_WHAT IS REQUIRED_: Return only the lines from the top of the material through the line marked by "const boundaryLine: P[]", unaltered.

_SOURCE DATA_:

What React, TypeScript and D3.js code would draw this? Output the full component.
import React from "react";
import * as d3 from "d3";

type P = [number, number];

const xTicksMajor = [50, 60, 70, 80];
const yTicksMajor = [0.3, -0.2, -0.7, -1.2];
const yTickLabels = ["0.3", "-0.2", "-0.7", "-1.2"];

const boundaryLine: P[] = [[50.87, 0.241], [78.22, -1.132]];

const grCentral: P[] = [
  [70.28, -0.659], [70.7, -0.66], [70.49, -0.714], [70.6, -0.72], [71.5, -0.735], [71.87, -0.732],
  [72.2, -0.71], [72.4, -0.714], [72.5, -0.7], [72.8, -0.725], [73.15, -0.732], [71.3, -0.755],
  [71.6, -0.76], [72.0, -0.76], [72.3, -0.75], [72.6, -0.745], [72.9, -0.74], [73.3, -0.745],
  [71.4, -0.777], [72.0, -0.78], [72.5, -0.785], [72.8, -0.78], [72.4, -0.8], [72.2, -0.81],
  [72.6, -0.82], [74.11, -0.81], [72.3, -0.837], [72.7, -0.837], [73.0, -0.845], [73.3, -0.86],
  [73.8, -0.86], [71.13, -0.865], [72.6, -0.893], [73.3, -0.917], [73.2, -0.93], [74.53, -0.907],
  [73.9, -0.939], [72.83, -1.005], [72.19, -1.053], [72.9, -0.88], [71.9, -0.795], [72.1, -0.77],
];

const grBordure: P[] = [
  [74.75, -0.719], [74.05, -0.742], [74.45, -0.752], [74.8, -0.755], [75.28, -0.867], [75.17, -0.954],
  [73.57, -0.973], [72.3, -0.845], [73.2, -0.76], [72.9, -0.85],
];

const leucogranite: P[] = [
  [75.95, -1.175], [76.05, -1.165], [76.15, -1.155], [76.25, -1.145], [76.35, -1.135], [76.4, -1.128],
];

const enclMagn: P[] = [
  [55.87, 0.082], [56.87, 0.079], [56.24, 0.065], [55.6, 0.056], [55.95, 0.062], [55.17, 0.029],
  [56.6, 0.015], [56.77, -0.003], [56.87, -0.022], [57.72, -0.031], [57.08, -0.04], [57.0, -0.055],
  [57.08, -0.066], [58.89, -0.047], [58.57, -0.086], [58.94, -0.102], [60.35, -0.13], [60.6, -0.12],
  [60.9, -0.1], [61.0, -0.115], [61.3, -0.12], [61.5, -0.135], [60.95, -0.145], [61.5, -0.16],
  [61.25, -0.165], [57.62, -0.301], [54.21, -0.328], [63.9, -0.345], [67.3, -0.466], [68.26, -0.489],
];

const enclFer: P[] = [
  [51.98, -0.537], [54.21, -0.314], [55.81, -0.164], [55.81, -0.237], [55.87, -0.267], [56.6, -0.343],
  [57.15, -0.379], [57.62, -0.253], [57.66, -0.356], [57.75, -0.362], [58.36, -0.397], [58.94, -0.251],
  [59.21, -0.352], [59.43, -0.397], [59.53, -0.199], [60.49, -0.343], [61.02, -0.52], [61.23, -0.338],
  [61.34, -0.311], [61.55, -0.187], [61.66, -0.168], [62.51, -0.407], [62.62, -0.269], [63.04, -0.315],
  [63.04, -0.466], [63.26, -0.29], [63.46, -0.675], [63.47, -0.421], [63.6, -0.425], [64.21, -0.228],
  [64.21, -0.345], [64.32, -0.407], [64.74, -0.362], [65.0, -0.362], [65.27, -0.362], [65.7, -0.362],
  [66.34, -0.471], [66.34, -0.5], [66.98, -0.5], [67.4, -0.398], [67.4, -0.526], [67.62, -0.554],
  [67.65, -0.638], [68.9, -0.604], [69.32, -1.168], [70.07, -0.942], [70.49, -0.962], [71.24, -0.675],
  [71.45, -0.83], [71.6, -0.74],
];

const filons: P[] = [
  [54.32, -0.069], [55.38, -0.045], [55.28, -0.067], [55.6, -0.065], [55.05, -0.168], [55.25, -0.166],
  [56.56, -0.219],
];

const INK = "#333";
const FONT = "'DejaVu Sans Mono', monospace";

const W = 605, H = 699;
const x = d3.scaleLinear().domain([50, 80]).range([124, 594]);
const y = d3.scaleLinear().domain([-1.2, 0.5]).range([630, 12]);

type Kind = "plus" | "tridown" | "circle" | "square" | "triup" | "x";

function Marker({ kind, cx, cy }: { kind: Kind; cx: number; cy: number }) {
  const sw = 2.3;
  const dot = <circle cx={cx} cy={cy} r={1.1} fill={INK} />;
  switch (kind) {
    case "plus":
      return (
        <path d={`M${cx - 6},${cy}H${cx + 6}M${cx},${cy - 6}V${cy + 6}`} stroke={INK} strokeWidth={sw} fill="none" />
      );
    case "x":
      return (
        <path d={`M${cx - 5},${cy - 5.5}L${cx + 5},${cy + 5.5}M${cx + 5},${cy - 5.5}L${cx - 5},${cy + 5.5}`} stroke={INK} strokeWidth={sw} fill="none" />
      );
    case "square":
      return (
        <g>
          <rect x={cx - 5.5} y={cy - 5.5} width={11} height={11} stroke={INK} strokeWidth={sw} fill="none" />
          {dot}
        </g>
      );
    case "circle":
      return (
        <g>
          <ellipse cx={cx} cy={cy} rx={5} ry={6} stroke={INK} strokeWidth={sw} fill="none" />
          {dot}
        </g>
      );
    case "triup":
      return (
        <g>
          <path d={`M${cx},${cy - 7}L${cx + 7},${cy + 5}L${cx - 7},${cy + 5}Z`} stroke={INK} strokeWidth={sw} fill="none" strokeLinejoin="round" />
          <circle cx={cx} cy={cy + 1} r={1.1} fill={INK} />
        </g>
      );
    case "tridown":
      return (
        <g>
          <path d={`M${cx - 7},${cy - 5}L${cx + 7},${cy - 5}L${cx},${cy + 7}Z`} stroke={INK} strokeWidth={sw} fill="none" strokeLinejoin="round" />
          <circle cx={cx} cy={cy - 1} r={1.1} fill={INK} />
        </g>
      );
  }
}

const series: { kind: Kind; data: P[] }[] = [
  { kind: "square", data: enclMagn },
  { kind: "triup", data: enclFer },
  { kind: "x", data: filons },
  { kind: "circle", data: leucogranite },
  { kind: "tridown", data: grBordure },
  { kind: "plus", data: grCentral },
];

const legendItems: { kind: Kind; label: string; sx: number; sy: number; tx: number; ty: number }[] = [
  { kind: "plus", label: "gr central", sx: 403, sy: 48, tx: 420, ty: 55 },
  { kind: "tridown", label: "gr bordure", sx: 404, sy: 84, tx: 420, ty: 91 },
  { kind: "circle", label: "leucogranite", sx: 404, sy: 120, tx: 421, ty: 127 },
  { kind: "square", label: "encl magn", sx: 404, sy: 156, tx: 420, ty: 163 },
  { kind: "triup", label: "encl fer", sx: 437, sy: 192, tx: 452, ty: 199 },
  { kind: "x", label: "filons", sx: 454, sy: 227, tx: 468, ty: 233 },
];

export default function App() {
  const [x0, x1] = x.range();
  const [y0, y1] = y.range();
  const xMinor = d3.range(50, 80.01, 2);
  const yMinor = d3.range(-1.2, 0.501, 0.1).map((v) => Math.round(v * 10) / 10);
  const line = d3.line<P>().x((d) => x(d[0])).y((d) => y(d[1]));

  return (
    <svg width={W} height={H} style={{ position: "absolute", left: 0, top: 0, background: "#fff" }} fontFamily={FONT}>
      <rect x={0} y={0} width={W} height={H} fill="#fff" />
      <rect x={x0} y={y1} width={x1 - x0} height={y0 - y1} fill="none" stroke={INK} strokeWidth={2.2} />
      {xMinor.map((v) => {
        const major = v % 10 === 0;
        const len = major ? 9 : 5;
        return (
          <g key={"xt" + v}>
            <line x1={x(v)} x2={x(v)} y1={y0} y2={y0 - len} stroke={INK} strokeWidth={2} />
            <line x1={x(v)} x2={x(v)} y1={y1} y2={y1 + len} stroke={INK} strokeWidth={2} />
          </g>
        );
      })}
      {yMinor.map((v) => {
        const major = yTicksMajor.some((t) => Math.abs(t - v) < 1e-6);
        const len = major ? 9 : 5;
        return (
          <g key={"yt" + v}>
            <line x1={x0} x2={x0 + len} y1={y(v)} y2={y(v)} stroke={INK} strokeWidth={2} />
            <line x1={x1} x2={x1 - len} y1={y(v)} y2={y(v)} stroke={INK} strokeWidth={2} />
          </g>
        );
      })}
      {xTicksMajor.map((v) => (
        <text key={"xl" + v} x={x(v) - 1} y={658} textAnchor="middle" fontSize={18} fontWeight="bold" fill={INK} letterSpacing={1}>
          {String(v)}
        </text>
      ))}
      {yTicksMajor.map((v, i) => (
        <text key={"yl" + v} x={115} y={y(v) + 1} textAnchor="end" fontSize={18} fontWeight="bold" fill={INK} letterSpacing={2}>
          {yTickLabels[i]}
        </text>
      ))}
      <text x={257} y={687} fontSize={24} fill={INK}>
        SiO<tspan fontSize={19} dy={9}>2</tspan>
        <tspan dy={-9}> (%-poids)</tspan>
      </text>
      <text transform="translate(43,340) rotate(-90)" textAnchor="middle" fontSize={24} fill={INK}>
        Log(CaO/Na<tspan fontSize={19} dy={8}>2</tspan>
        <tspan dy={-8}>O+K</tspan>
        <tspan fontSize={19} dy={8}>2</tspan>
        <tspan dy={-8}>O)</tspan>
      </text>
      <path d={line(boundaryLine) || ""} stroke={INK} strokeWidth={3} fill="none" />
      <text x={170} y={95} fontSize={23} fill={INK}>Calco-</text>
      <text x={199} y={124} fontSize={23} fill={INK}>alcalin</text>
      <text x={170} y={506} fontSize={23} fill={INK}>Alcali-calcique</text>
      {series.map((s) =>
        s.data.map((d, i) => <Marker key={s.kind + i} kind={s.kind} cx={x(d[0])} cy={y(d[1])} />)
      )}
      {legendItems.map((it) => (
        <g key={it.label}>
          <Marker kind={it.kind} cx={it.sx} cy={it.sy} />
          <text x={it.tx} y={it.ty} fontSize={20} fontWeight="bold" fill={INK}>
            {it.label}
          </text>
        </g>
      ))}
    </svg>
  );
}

_TASK OUTPUT_:
What React, TypeScript and D3.js code would draw this? Output the full component.
import React from "react";
import * as d3 from "d3";

type P = [number, number];

const xTicksMajor = [50, 60, 70, 80];
const yTicksMajor = [0.3, -0.2, -0.7, -1.2];
const yTickLabels = ["0.3", "-0.2", "-0.7", "-1.2"];

const boundaryLine: P[] = [[50.87, 0.241], [78.22, -1.132]];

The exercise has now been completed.